Initial plans in 1901 foresaw a 60-metre-long landing stage, but this was deemed insufficient due to the very high number of anticipated visitors. The first 508-metre long pier with a restaurant was built in 1906. Pack ice damaged the structure in 1918; in 1920 the bridge head was destroyed by fire. In 1924, the bridge was again damaged by ice. In 1925 a new pier was built with a platform and concert hall, that had a length of approximately 500 metres. This bridge was destroyed in severe ice conditions in the winter of 1941/1942. The undamaged bridge house survived, however, and from 1950s to the 1970s was the site of a popular dance hall. During this time, however, the structure of the building was neglected and the dilapidated bridgehead, including its structures, had to be demolished in 1978.

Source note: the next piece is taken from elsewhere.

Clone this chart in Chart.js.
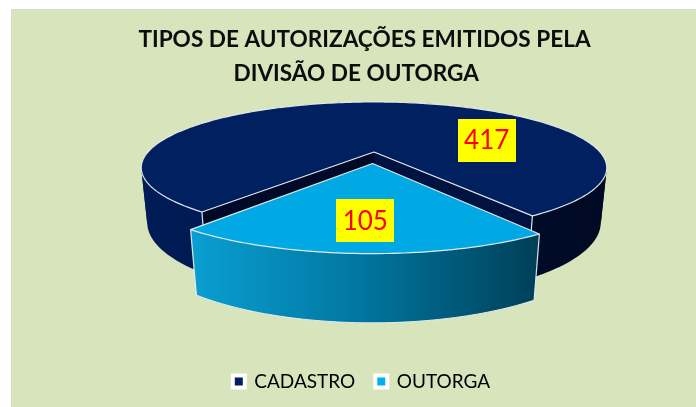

In 1991 the President of Germany, Richard von Weizsäcker, visited Sellin and his visit prompted active support for this structure's rebuilding. On 27 August 1992, reconstruction began in several sections based on models of the buildings from 1906 and 1925. On 20 December 1997, Sellin honorary citizen Hans Knospe symbolically cut the ribbon for at the handover of the structure. The official opening of the new pier, including its restaurant, was held on 2 April 1998. At 394 metres, it is the longest pier on the island.

After water damage was found in October 2011 the restaurant was closed for some time.